Photo courtesy of Long Beach State Rowing.
A dedication ceremony for the Joan Lind Van Blom Bridge, hosted by 3rd District Councilwoman Suzie Price, will take place in Jack Nichol Park on Saturday, March 25 at 11:00AM to honor the first woman to win an Olympic medal for rowing in the United States.
The Joan Lind Van Blom Bridge will replace the name of the Alamitos Bay Bridge, located on Pacific Coast Highway, between Loynes Drive and Second Street.
In August 2016, Senator Janet Nguyen announced that the California State Legislature approved Senate Concurrent Resolution 102, authorizing and renaming the bridge in memory of Long Beach native Van Blom.
“Joan Lind Van Blom is one of the most remarkable athletes to ever live and was even more impressive for her dedication to her Long Beach community,” Price said in a statement. “Having a bridge in east Long Beach named after her will serve as a daily reminder of the positive legacy she has left behind.”
Van Blom passed away at the age of 62 in August 2015 after an almost two-year battle with complications from glioblastoma multiforme, an aggressive and incurable form of brain cancer.
Van Blom’s life’s accomplishments include winning silver in the single sculls in the 1976 Olympic Games in Montreal and silver in the quadruple sculls in the 1984 Olympic Games in Los Angeles, earning 14 national titles, medaling internationally as a coach in the Pan American Games and currently holding 11 world records on the ergometer. She is also an inductee of the Wilson High School, 49er (Long Beach State), Century Club and National Rowing halls of fame.

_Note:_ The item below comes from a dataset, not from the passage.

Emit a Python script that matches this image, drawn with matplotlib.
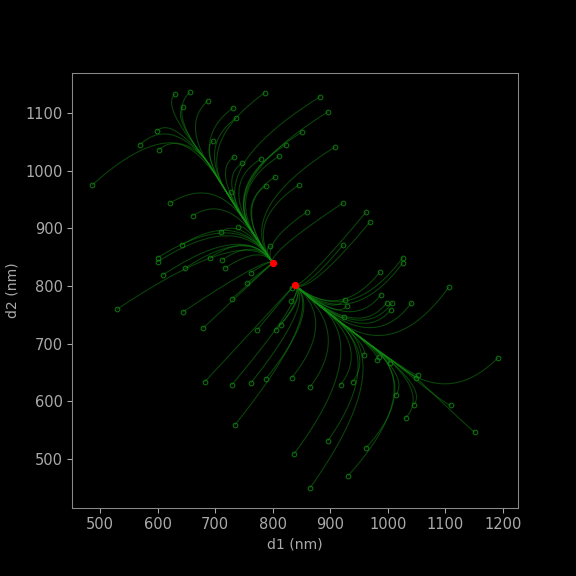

Even after being diagnosed, Van Blom continued rowing and competing. In October 2014, she and the Long Beach Rowing Association crew won first place in the women’s eight at Head of the Charles. Five months later, she raced and won again at San Diego Crew Classic.
Long Beach State women’s team head coach Ian Simpson had the opportunity to coach Van Blom in 2009 as she prepared to compete on the ergometer.
“I suspect my coaching methods were very different to what she was used to, but she followed the program and won yet another championship,” Simpson told the Post. “In reality, Joan was so good, such a great competitor, that she would have won regardless who was coaching her.”
In March 2015, the Beach Crew Alumni Association dedicated the Long Beach State women’s Resolute eight as the Joan Lind Van Blom in a ceremony. Van Blom was the first member of the women’s team in 1970.
“We were very proud to boldly add the name, Joan Lind Van Blom, to the bows of our new boat,” Simpson said. “Joan’s presence at the dedication ceremony a few months before her death was very special, not only for myself, but also for all the members of the Long Beach State rowing team. [...]The Long Beach State women meet for practice everyday next to the Joan Lind Van Blom. It remains their favorite boat, and they are proud to carry Joan’s name wherever they race.”
In addition to the impact Van Blom made in the rowing community, she was also a teacher with the Long Beach Unified School District for 35 years and the district’s first physical education curriculum leader.
In a ceremony dedicated to Van Blom at the Pete Archer Rowing Center in October 2015, a recording of her voice concluded the speeches. During her last words, she recited William Blake.
“He who bends to himself a joy doth the winged life destroy. But he who kisses the joy as it flies lives the eternity’s sunrise,” she said. “That touched me. That’s it. That’s life. You can’t hold onto stuff. You enjoy it while it’s there. Carpe diem, and seize the day, and this is it, and be here now. Kiss the joy as it flies. That’s the joy of life.”
A reception before the event will be held at 10:00AM at the Pete Archer Rowing Center, located at 5750 Boathouse Lane followed by the dedication ceremony at 11:00AM at Jack Nichol Park, located at 6200 Costa Del Sol Way.